- The exercise -
Reading the listing below, count the lines that contain the word "matplotlib" and give that count alone.

.....

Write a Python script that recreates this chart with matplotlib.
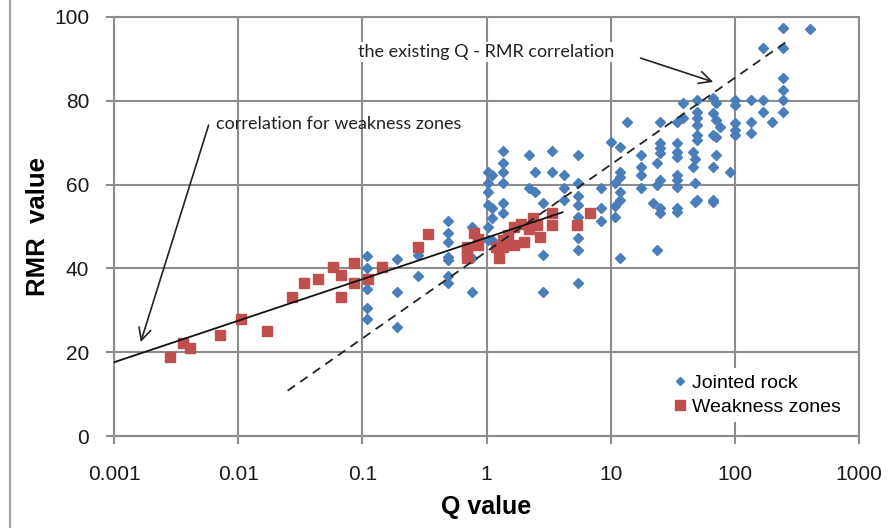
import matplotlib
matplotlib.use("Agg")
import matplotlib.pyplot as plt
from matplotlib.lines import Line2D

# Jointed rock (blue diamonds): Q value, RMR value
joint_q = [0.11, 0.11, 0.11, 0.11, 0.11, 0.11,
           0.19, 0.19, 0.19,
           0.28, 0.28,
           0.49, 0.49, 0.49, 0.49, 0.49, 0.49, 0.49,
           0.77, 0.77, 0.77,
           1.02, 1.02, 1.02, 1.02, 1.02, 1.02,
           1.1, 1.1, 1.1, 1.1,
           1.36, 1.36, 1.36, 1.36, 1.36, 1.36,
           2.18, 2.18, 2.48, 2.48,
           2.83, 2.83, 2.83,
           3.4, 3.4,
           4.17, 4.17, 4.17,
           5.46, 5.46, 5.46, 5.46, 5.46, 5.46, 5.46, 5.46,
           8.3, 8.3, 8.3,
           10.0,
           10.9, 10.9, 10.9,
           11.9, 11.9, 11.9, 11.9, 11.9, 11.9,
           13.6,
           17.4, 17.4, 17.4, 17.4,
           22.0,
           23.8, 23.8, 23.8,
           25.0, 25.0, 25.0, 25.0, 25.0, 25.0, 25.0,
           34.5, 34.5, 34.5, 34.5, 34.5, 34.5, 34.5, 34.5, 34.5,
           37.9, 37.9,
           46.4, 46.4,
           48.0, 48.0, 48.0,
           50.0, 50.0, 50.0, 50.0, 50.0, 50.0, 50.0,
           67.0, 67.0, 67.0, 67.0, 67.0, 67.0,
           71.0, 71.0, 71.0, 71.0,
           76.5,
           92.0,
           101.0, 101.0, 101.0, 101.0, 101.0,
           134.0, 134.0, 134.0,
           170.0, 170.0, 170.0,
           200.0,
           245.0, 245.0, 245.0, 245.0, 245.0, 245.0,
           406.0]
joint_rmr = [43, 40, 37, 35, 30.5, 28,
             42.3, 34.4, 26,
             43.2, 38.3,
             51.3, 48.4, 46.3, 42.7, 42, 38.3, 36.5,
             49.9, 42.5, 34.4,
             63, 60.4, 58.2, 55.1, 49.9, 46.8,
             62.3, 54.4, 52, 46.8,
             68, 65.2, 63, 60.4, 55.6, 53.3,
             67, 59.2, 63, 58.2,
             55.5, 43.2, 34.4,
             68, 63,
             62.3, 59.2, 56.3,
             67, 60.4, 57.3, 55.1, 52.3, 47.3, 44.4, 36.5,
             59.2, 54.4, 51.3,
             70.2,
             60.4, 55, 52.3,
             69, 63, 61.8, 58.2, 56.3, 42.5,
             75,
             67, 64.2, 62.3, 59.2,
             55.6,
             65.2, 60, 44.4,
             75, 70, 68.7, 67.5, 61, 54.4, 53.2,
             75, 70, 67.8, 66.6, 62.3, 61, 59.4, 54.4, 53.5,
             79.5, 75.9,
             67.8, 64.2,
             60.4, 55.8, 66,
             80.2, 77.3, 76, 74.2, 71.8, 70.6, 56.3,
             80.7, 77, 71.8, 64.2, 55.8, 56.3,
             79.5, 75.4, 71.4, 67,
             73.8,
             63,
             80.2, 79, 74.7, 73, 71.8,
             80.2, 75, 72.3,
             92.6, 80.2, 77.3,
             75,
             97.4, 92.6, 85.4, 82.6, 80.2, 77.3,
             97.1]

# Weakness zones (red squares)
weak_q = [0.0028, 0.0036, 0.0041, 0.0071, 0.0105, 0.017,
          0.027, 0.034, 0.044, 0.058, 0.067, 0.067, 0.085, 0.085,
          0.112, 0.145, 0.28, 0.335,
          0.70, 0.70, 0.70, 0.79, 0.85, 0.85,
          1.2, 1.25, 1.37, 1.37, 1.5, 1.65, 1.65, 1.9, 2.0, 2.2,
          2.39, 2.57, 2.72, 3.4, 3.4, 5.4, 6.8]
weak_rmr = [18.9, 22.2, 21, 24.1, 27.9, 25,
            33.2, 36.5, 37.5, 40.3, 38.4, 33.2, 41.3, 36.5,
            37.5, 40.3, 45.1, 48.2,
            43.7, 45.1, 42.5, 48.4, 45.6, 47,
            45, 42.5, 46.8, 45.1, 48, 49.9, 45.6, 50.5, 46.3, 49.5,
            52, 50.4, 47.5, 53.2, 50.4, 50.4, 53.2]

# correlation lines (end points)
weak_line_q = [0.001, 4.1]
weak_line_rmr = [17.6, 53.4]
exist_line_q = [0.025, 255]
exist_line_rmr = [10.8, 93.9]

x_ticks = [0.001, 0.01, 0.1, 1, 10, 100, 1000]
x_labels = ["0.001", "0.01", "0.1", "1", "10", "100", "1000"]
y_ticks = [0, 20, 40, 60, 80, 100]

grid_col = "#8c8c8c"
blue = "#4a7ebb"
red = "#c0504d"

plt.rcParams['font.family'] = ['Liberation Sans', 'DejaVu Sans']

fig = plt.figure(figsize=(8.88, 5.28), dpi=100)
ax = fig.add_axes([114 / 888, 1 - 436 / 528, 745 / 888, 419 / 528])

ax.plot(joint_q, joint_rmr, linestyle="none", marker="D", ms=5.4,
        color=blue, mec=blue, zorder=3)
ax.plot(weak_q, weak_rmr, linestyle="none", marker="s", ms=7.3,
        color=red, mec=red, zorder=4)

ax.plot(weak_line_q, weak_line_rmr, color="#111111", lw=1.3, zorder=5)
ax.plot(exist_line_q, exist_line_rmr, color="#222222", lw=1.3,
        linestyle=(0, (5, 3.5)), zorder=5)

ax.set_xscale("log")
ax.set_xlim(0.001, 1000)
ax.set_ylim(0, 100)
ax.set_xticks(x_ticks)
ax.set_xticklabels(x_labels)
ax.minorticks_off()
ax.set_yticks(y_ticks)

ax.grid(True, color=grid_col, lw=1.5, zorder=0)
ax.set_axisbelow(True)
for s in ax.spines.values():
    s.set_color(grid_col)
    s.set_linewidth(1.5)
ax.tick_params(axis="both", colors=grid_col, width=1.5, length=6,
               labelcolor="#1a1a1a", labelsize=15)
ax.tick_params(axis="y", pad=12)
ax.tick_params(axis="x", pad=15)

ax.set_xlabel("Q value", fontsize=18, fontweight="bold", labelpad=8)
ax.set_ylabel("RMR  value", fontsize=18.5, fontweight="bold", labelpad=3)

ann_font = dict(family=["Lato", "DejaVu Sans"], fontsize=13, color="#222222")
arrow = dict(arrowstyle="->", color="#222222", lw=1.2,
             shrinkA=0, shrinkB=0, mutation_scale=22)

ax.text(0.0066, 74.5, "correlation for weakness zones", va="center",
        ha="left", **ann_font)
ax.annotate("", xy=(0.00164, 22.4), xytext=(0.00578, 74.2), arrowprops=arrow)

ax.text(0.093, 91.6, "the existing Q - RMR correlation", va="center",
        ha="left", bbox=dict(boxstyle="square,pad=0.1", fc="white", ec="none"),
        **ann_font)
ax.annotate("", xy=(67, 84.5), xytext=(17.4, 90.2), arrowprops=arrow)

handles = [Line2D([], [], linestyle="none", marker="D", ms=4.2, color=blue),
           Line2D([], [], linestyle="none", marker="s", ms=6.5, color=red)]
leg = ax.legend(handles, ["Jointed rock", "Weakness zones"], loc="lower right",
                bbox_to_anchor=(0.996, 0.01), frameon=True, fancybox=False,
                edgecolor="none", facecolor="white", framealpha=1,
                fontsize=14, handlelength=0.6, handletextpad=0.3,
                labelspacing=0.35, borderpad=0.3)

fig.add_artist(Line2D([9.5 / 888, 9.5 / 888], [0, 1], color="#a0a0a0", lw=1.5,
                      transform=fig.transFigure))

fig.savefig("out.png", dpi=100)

.....

- Solution for this exercise -
5